# Dan Hardy



## paulH (Jun 14, 2008)

Has a 4 fight deal with the UFC...

I predict big things for this kid...

will make his debut in December I believe... give it a year and I think he will be mixing it with the people looking for a title shot... will eventually move up to middleweight is my hunch 

hell of a good fighter though...


----------



## Tez3 (Jun 14, 2008)

"The Outlaw" is a great fighter with a good future ahead of him, watched his last fight at CW in Nottingham a few weeks ago, awesome. Def one to watch for! also watch the hair lol!

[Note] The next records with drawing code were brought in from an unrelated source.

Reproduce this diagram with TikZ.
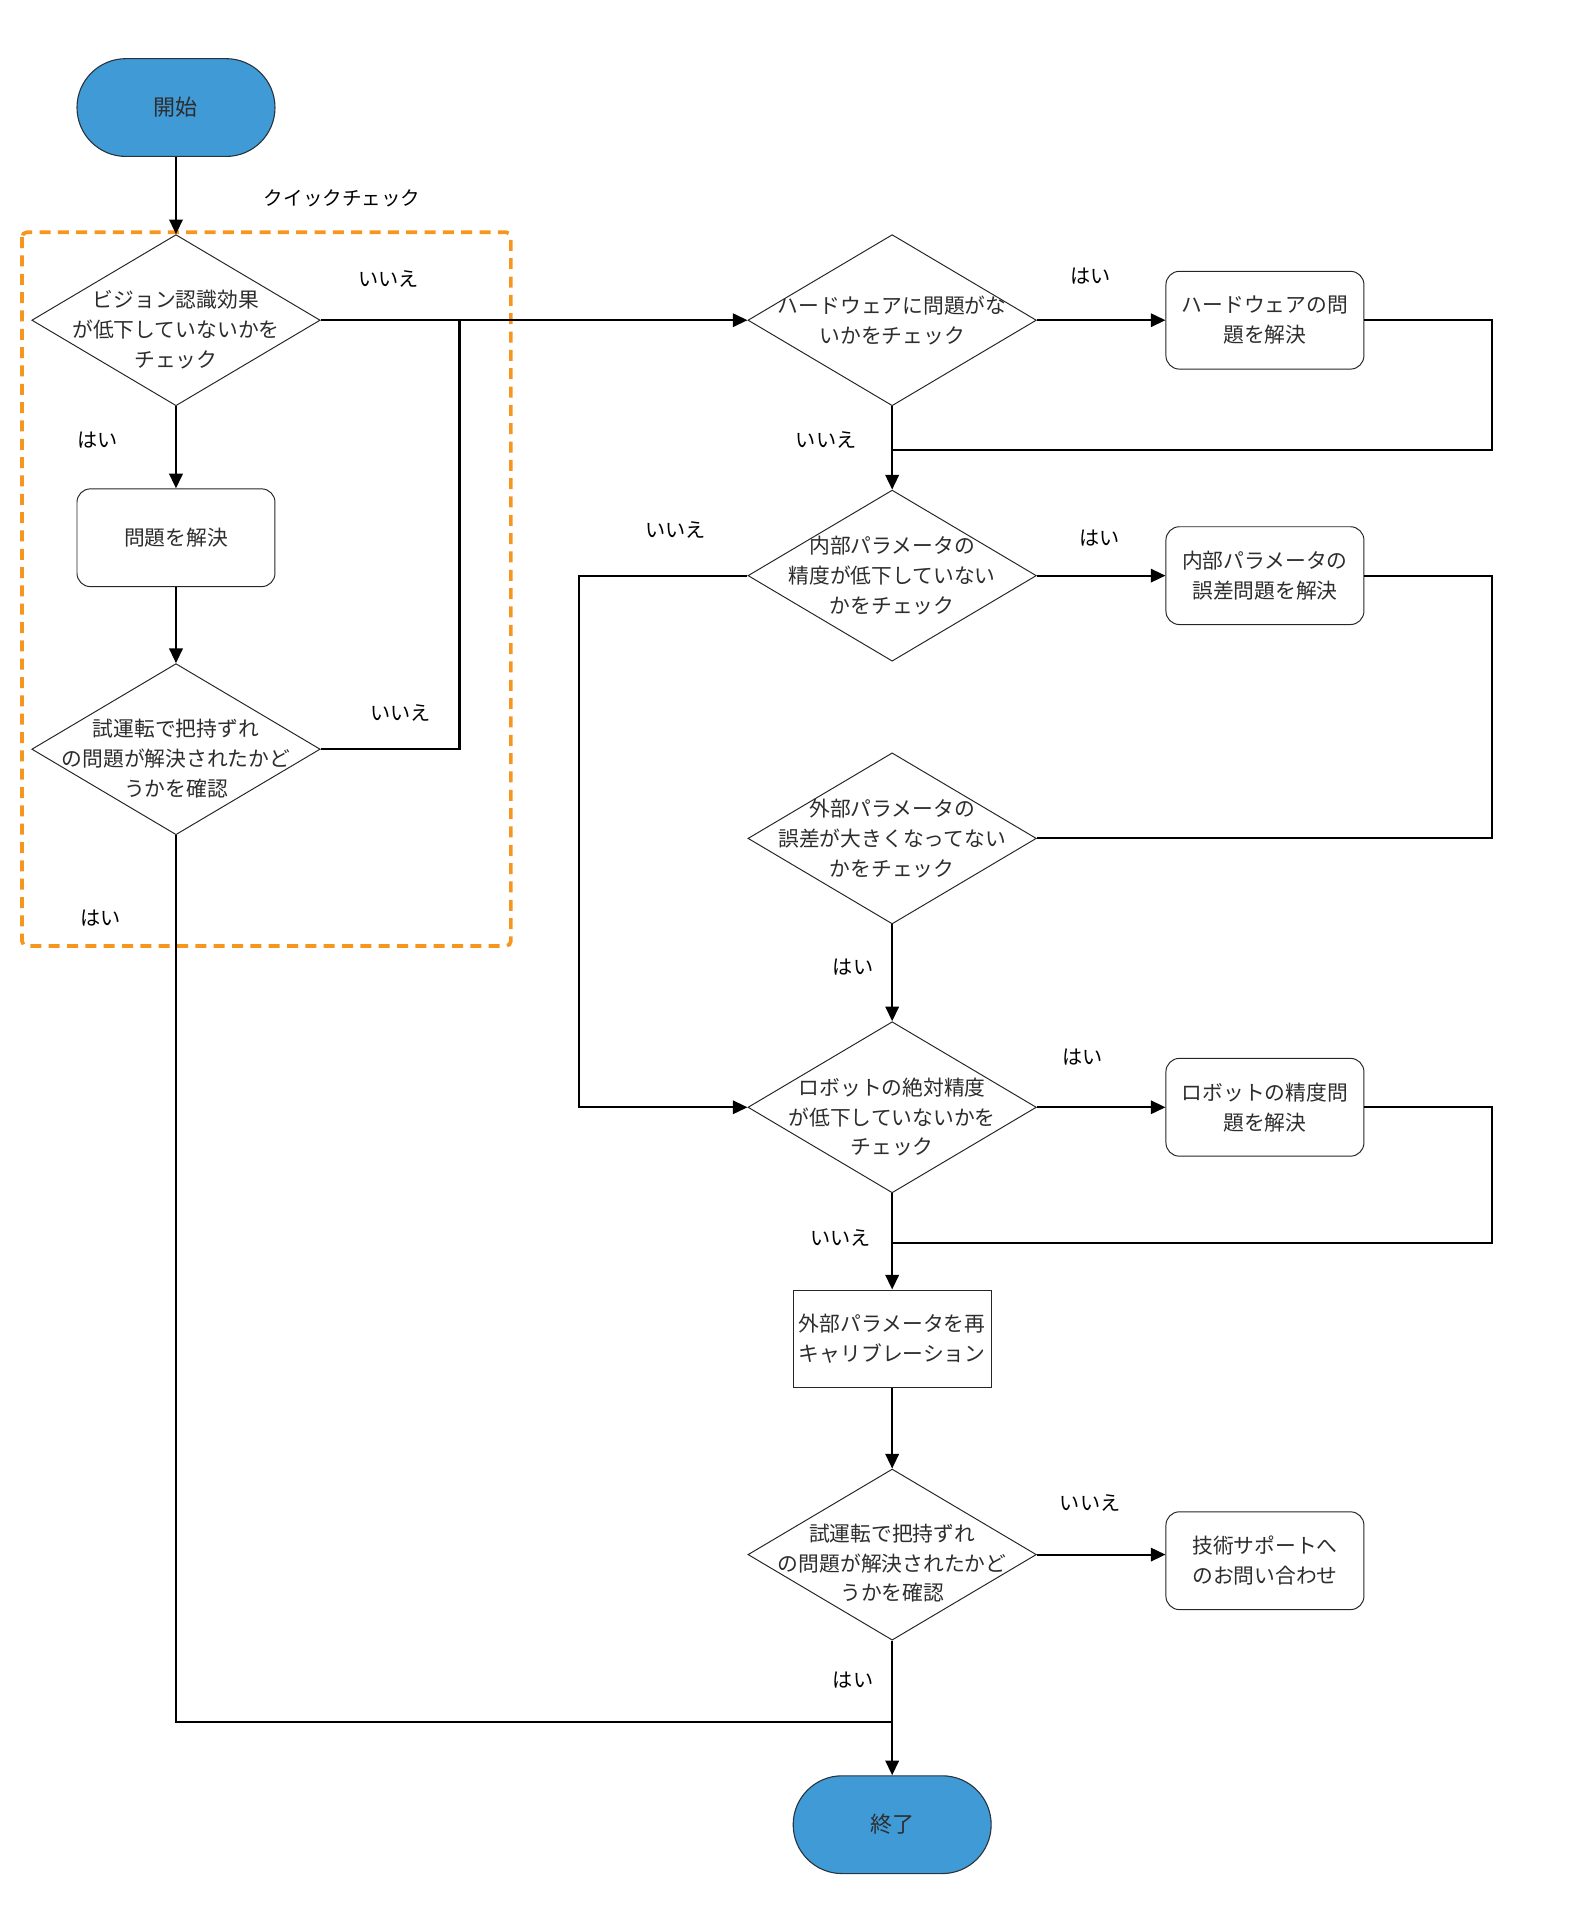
\documentclass[tikz,border=0pt]{standalone}
\usepackage{fontspec}
\setmainfont{Noto Sans CJK JP}
\usetikzlibrary{shapes.geometric,arrows.meta}
\definecolor{termblue}{RGB}{64,154,214}
\definecolor{termedge}{RGB}{40,52,62}
\definecolor{qorange}{RGB}{247,150,30}
\definecolor{txtgray}{RGB}{45,45,45}
\tikzset{
  conn/.style={line width=1.7pt, black},
  arr/.style={conn, -{Triangle[length=12pt,width=11pt]}},
  dia/.style={draw=black!85, line width=0.8pt, diamond, minimum width=236pt, minimum height=140pt, inner sep=0pt, fill=white},
  ntext/.style={align=center, text=txtgray, font=\fontsize{17}{24.5}\selectfont, inner sep=0pt},
  rbox/.style={draw=black!85, line width=0.8pt, rectangle, rounded corners=11pt, minimum width=162pt, minimum height=80pt, align=center, text=txtgray, font=\fontsize{17}{24.5}\selectfont, fill=white},
  sbox/.style={rbox, rounded corners=0pt},
  term/.style={draw=termedge, line width=0.9pt, fill=termblue, rectangle, rounded corners=40pt, minimum width=162pt, minimum height=80pt, text=txtgray, font=\fontsize{18}{24}\selectfont},
  lbl/.style={font=\fontsize{16.5}{20}\selectfont, text=black, inner sep=0pt},
  qbox/.style={draw=qorange, line width=3pt, dash pattern=on 9pt off 6pt, rounded corners=4pt}
}
\begin{document}
\begin{tikzpicture}[x=1pt,y=-1pt]
\useasboundingbox (0,0) rectangle (1300,1571);
% quick check frame
\draw[qbox] (18,190) rectangle (418,774);
\node[lbl, font=\fontsize{16}{20}\selectfont] (qlabel) at (280,162) {クイックチェック};
% nodes
\node[term] (s) at (144,88) {開始};
\node[dia] (d1) at (144,262) {};
\node[ntext] (t1) at ([yshift=-8pt]d1.center) {ビジョン認識効果\\が低下していないかを\\チェック};
\node[rbox] (b1) at (144,440) {問題を解決};
\node[dia] (d3) at (144,613) {};
\node[ntext] (t3) at ([yshift=-8pt]d3.center) {試運転で把持ずれ\\の問題が解決されたかど\\うかを確認};

\node[dia] (d2) at (730,262) {};
\node[ntext] (t2) at (d2.center) {ハードウェアに問題がな\\いかをチェック};
\node[rbox] (b2) at (1035,262) {ハードウェアの問\\題を解決};
\node[dia] (d4) at (730,471) {};
\node[ntext] (t4) at (d4.center) {内部パラメータの\\精度が低下していない\\かをチェック};
\node[rbox] (b3) at (1035,471) {内部パラメータの\\誤差問題を解決};
\node[dia] (d5) at (730,686) {};
\node[ntext] (t5) at (d5.center) {外部パラメータの\\誤差が大きくなってない\\かをチェック};
\node[dia] (d6) at (730,906) {};
\node[ntext] (t6) at ([yshift=-8pt]d6.center) {ロボットの絶対精度\\が低下していないかを\\チェック};
\node[rbox] (b4) at (1035,906) {ロボットの精度問\\題を解決};
\node[sbox] (b5) at (730,1095.5) {外部パラメータを再\\キャリブレーション};
\node[dia] (d7) at (730,1272) {};
\node[ntext] (t7) at ([yshift=-7pt]d7.center) {試運転で把持ずれ\\の問題が解決されたかど\\うかを確認};
\node[rbox] (b6) at (1035,1277) {技術サポートへ\\のお問い合わせ};
\node[term] (e) at (730,1493) {終了};

% helper coordinates
\coordinate (j1) at (376,262);
\coordinate (r1) at (1221,368);
\coordinate (m1) at (730,368);
\coordinate (l1) at (474,471);
\coordinate (r2) at (1221,686);
\coordinate (r3) at (1221,1017);
\coordinate (m3) at (730,1017);
\coordinate (m4) at (730,1409);

% connectors
\draw[arr] (s.south) -- (d1.north);
\draw[arr] (d1.south) -- (b1.north);
\draw[arr] (b1.south) -- (d3.north);
\draw[arr] (d1.east) -- (d2.west);
\draw[conn] (d3.east) -| (j1);
\draw[conn] (d3.south) |- (m4);
\draw[arr] (d2.east) -- (b2.west);
\draw[conn] (b2.east) -| (r1) -- (m1);
\draw[arr] (d2.south) -- (d4.north);
\draw[arr] (d4.east) -- (b3.west);
\draw[conn] (b3.east) -| (r2) -- (d5.east);
\draw[arr] (d4.west) -- (l1) |- (d6.west);
\draw[arr] (d5.south) -- (d6.north);
\draw[arr] (d6.east) -- (b4.west);
\draw[conn] (b4.east) -| (r3) -- (m3);
\draw[arr] (d6.south) -- (b5.north);
\draw[arr] (b5.south) -- (d7.north);
\draw[arr] (d7.east) -- (d7.east -| b6.west);
\draw[arr] (d7.south) -- (e.north);

% branch labels
\node[lbl] (y1) at (318,228) {いいえ};
\node[lbl] (y2) at (80,360) {はい};
\node[lbl] (y3) at (328,583) {いいえ};
\node[lbl] (y4) at (82,751) {はい};
\node[lbl] (y5) at (892,226) {はい};
\node[lbl] (y6) at (676,360) {いいえ};
\node[lbl] (y7) at (900,440) {はい};
\node[lbl] (y8) at (553,434) {いいえ};
\node[lbl] (y9) at (698,791) {はい};
\node[lbl] (y10) at (886,865) {はい};
\node[lbl] (y11) at (688,1013) {いいえ};
\node[lbl] (y12) at (892,1230) {いいえ};
\node[lbl] (y13) at (698,1375) {はい};
\end{tikzpicture}
\end{document}
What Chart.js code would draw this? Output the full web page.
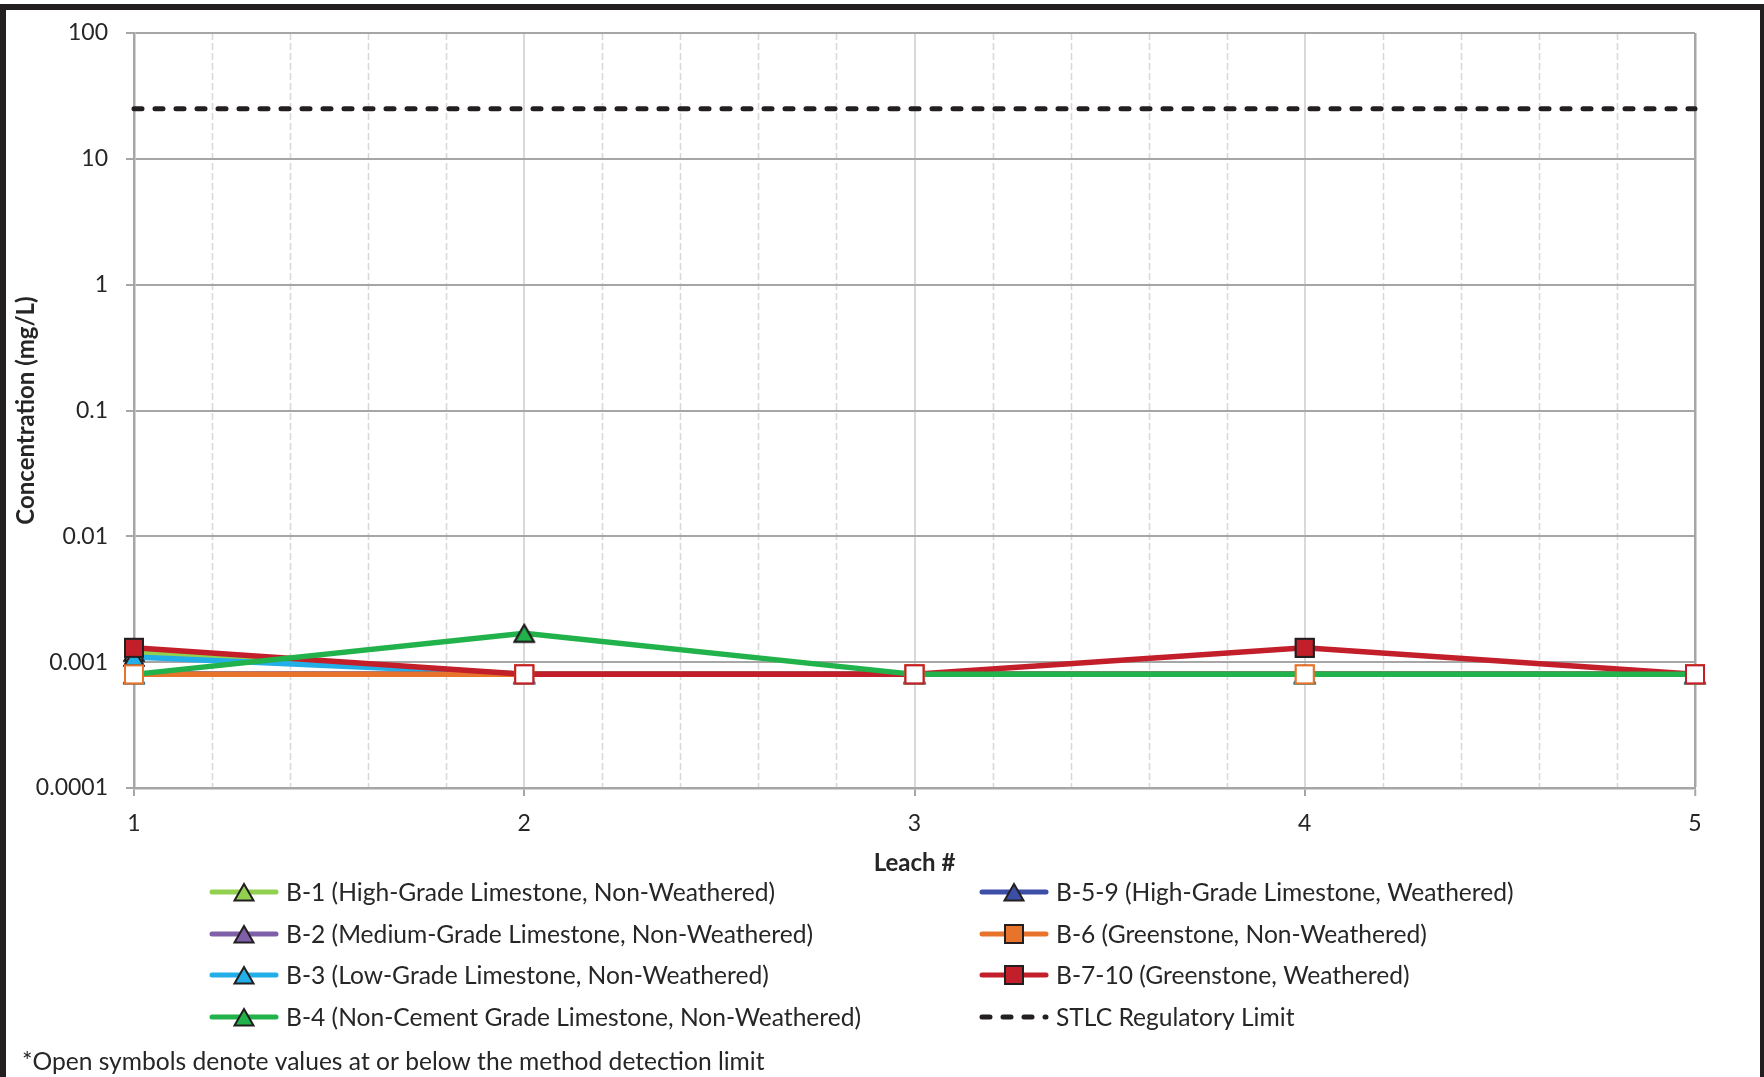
<!DOCTYPE html>
<html>
<head>
<meta charset="utf-8">
<title>Leach concentrations</title>
<script src="https://cdn.jsdelivr.net/npm/chart.js@4.4.1/dist/chart.umd.min.js"></script>
<style>
  html, body { margin: 0; padding: 0; background: #fff; }
  #wrap { position: relative; width: 1764px; height: 1077px; overflow: hidden; background: #fff; }
  #c { position: absolute; left: 0; top: 0; }
  #frame {
    position: absolute; left: 0; top: 4px; width: 1764px; height: 1073px; box-sizing: border-box;
    border-top: 6px solid #231f20; border-left: 6px solid #231f20; border-right: 4px solid #231f20;
    pointer-events: none;
  }
</style>
</head>
<body>
<div id="wrap">
  <canvas id="c" width="1764" height="1077"></canvas>
  <div id="frame"></div>
</div>
<script>
// Leach numbers (x categories)
const leach = ['1', '2', '3', '4', '5'];

// Concentrations in mg/L per sample
const b1   = [0.0012, 0.0008, 0.0008, 0.0008, 0.0008];
const b2   = [0.0008, 0.0008, 0.0008, 0.0008, 0.0008];
const b3   = [0.0011, 0.0008, 0.0008, 0.0008, 0.0008];
const b4   = [0.0008, 0.0017, 0.0008, 0.0008, 0.0008];
const b59  = [0.0008, 0.0008, 0.0008, 0.0008, 0.0008];
const b6   = [0.0008, 0.0008, 0.0008, 0.0008, 0.0008];
const b710 = [0.0013, 0.0008, 0.0008, 0.0013, 0.0008];
const stlc = [25, 25, 25, 25, 25];

// Method detection limit: values at or below it get open symbols
const mdl = 0.0008;

// Log axis ticks
const yTicks = [0.0001, 0.001, 0.01, 0.1, 1, 10, 100];
const yTickLabels = ['0.0001', '0.001', '0.01', '0.1', '1', '10', '100'];

const FONT = 'Lato';
const TEXT = '#262626';
const OUTLINE = '#231f20';

// Pre-rendered marker sprites (filled and open variants)
function makeMarker(shape, fill, stroke) {
  const c = document.createElement('canvas');
  c.width = 24; c.height = 24;
  const g = c.getContext('2d');
  g.lineWidth = 2;
  g.fillStyle = fill;
  g.strokeStyle = stroke;
  g.beginPath();
  if (shape === 'tri') {
    g.moveTo(12, 4); g.lineTo(21.5, 20.5); g.lineTo(2.5, 20.5); g.closePath();
  } else {
    g.rect(3, 3, 18, 18);
  }
  g.fill(); g.stroke();
  return c;
}

function series(label, values, color, shape, order) {
  const filled = makeMarker(shape, color, OUTLINE);
  const open = makeMarker(shape, '#ffffff', color);
  return {
    label, data: values, order,
    borderColor: color, backgroundColor: color,
    borderWidth: 5.5, tension: 0, clip: false,
    pointRadius: 10, pointHoverRadius: 10,
    pointStyle: (ctx) => (ctx.raw <= mdl ? open : filled),
    legendMarker: filled,
    markersOnTop: true
  };
}

const datasets = [
  series('B-1 (High-Grade Limestone, Non-Weathered)', b1, '#92d050', 'tri', 7),
  series('B-2 (Medium-Grade Limestone, Non-Weathered)', b2, '#7f60a8', 'tri', 6),
  series('B-3 (Low-Grade Limestone, Non-Weathered)', b3, '#22aee6', 'tri', 5),
  series('B-4 (Non-Cement Grade Limestone, Non-Weathered)', b4, '#21b24b', 'tri', 1),
  series('B-5-9 (High-Grade Limestone, Weathered)', b59, '#3c4ea5', 'tri', 4),
  series('B-6 (Greenstone, Non-Weathered)', b6, '#e8732a', 'rect', 3),
  series('B-7-10 (Greenstone, Weathered)', b710, '#c21f2a', 'rect', 2),
  {
    label: 'STLC Regulatory Limit', data: stlc, order: 0,
    borderColor: OUTLINE, borderWidth: 5, borderDash: [8, 13], borderCapStyle: 'round',
    pointRadius: 0, clip: false
  }
];

// Dashed minor vertical gridlines at fifths of each leach interval
const minorGrid = {
  id: 'minorGrid',
  beforeDraw(chart) {
    const { ctx, chartArea: a, scales: { x } } = chart;
    ctx.save();
    ctx.strokeStyle = '#d9d9d9';
    ctx.lineWidth = 1.6;
    ctx.setLineDash([7, 3]);
    for (let i = 0; i < leach.length - 1; i++) {
      for (let k = 1; k < 5; k++) {
        const px = Math.round(x.getPixelForValue(i + k / 5)) + 0.5;
        ctx.beginPath(); ctx.moveTo(px, a.top); ctx.lineTo(px, a.bottom); ctx.stroke();
      }
    }
    ctx.restore();
  }
};

// Markers are painted above every line, series by series
const markersOnTop = {
  id: 'markersOnTop',
  afterDatasetsDraw(chart) {
    const ctx = chart.ctx;
    chart.data.datasets.forEach((ds, i) => {
      if (!ds.markersOnTop) return;
      chart.getDatasetMeta(i).data.forEach(p => p.draw(ctx, chart.chartArea));
    });
  }
};

// Two-column legend plus footnote under the x axis
const sideLegend = {
  id: 'sideLegend',
  afterDraw(chart) {
    const ctx = chart.ctx;
    const ds = chart.data.datasets;
    const cols = [[0, 1, 2, 3], [4, 5, 6, 7]];
    const colX = [209, 979];
    const rowY = [892, 934, 975, 1017];
    ctx.save();
    ctx.font = `24.6px ${FONT}`;
    ctx.textBaseline = 'middle';
    ctx.textAlign = 'left';
    cols.forEach((col, c) => {
      col.forEach((di, r) => {
        const d = ds[di];
        const x0 = colX[c], y = rowY[r];
        ctx.save();
        ctx.strokeStyle = d.borderColor;
        ctx.lineWidth = 5;
        ctx.lineCap = 'round';
        if (d.borderDash) ctx.setLineDash(d.borderDash);
        ctx.beginPath(); ctx.moveTo(x0 + 3, y); ctx.lineTo(x0 + 67, y); ctx.stroke();
        ctx.restore();
        if (d.legendMarker) ctx.drawImage(d.legendMarker, x0 + 35 - 12, y - 12);
        ctx.fillStyle = TEXT;
        ctx.fillText(d.label, x0 + 77, y + 1);
      });
    });
    ctx.fillText('*Open symbols denote values at or below the method detection limit', 22, 1062);
    ctx.restore();
  }
};

Chart.defaults.font.family = FONT;
Chart.defaults.color = TEXT;

new Chart(document.getElementById('c'), {
  type: 'line',
  data: { labels: leach, datasets },
  plugins: [minorGrid, markersOnTop, sideLegend],
  options: {
    responsive: false,
    animation: false,
    events: [],
    layout: { padding: { left: 0, top: 33, right: 69, bottom: 199 } },
    plugins: { legend: { display: false }, tooltip: { enabled: false } },
    scales: {
      x: {
        type: 'category',
        offset: false,
        afterFit: (s) => { s.height = 90; },
        grid: {
          color: (c) => (c.index === leach.length - 1 ? '#a6a6a6' : '#d9d9d9'),
          lineWidth: (c) => (c.index === leach.length - 1 ? 2.5 : 2),
          tickColor: '#a6a6a6', tickLength: 8, tickWidth: 2
        },
        border: { color: '#a6a6a6', width: 2.5 },
        ticks: { font: { size: 23 }, color: TEXT, padding: 14, maxRotation: 0 },
        title: {
          display: true, text: 'Leach #', color: TEXT,
          font: { size: 24, weight: 'bold' }, padding: { top: 0, bottom: 0 }
        }
      },
      y: {
        type: 'logarithmic',
        min: 0.0001, max: 100,
        afterFit: (s) => { s.width = 134; },
        afterBuildTicks: (s) => { s.ticks = yTicks.map(v => ({ value: v })); },
        grid: { color: '#a6a6a6', lineWidth: 2, tickLength: 8 },
        border: { color: '#a6a6a6', width: 2.5 },
        ticks: {
          font: { size: 23 }, color: TEXT, padding: 18,
          callback: (v) => yTickLabels[yTicks.indexOf(v)]
        },
        title: {
          display: true, text: 'Concentration (mg/L)', color: TEXT,
          font: { size: 24, weight: 'bold' }, padding: { top: 12, bottom: 0 }
        }
      }
    }
  }
});
</script>
</body>
</html>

http://uk.youtube.com/watch?v=upJHpM50hqY&feature=related


----------



## paulH (Jun 14, 2008)

Tez3 said:


> "The Outlaw" is a great fighter with a good future ahead of him, watched his last fight at CW in Nottingham a few weeks ago, awesome. Def one to watch for! also watch the hair lol!
> 
> http://uk.youtube.com/watch?v=upJHpM50hqY&feature=related


 
i wouldnt be surprised if paul "semtex" daily tried to follow him to the ufc as well... nottinghams fast being taken over by mma... now the roughouse lads have the bushido gym it seems all classes are trying to cash in on the mma (kickboxing being renamed mmakickboxing etc)

but dan is the one i think will have the big big future... easily marketable... great striker and always good to watch, young and english which is a huge market for the ufc as well


----------



## Tez3 (Jun 14, 2008)

paulH said:


> i wouldnt be surprised if paul "semtex" daily tried to follow him to the ufc as well... nottinghams fast being taken over by mma... now the roughouse lads have the bushido gym it seems all classes are trying to cash in on the mma (kickboxing being renamed mmakickboxing etc)
> 
> but dan is the one i think will have the big big future... easily marketable... great striker and always good to watch, young and english which is a huge market for the ufc as well


 
I saw Paul fight at the last CW show as well lol, out in the lobby with Dave Butlin! Pauls more difficult to market sadly. he may have missed the boat, but we'll see. 
Watch out for Gary "Smiler" Turner too, he's gone down to light heavyweight and is FAST! 
I'll be down in Nottingham for the next CW on 12th.


----------



## paulH (Jun 14, 2008)

I'll be in thailand on 12th...

fly back on 19th and one of my friends is fighting that night at king of the ring http://www.sportnottingham.co.uk/ ... not sure if i will make it or not...

IF my flight lands on time... AND my baggage comes straight out... AND i can blast home at about 100mph i might just just make it in time... but think i'll miss that as well...

still im sure i'll see you at a cw event at some point in nottingham...


----------



## Tez3 (Jun 14, 2008)

paulH said:


> I'll be in thailand on 12th...
> 
> fly back on 19th and one of my friends is fighting that night at king of the ring http://www.sportnottingham.co.uk/ ... not sure if i will make it or not...
> 
> ...


 

That sounds hectic! Have a good time though!
CW management is talking about moving to a bigger venue in Nottingham though the Harvey Haddon is fairly big.
I'm easy to find at events just ask around lol!


----------



## Tez3 (Jun 15, 2008)

http://www.danhardymma.com/

The Outlaw's website.


----------



## Odin (Jun 16, 2008)

about time!!!good news those i would like to see more englishmen in the UFC....personally i think Brad 'one punch' Pickett would do alright as a ufc lightweight.

always nice to see our boys doing well on an international level.....lol just no one mention James thompson to me


----------



## Tez3 (Jun 17, 2008)

Odin said:


> about time!!!good news those i would like to see more englishmen in the UFC....personally i think Brad 'one punch' Pickett would do alright as a ufc lightweight.
> 
> always nice to see our boys doing well on an international level.....lol just no one mention James thompson to me


 

We have an excellent fighter of our own, David Smyth, who has Brad Pickett in his sights, David has been injured this past year after a car crash but is back to fighting form. Keep an eye out for him.
:karate:


----------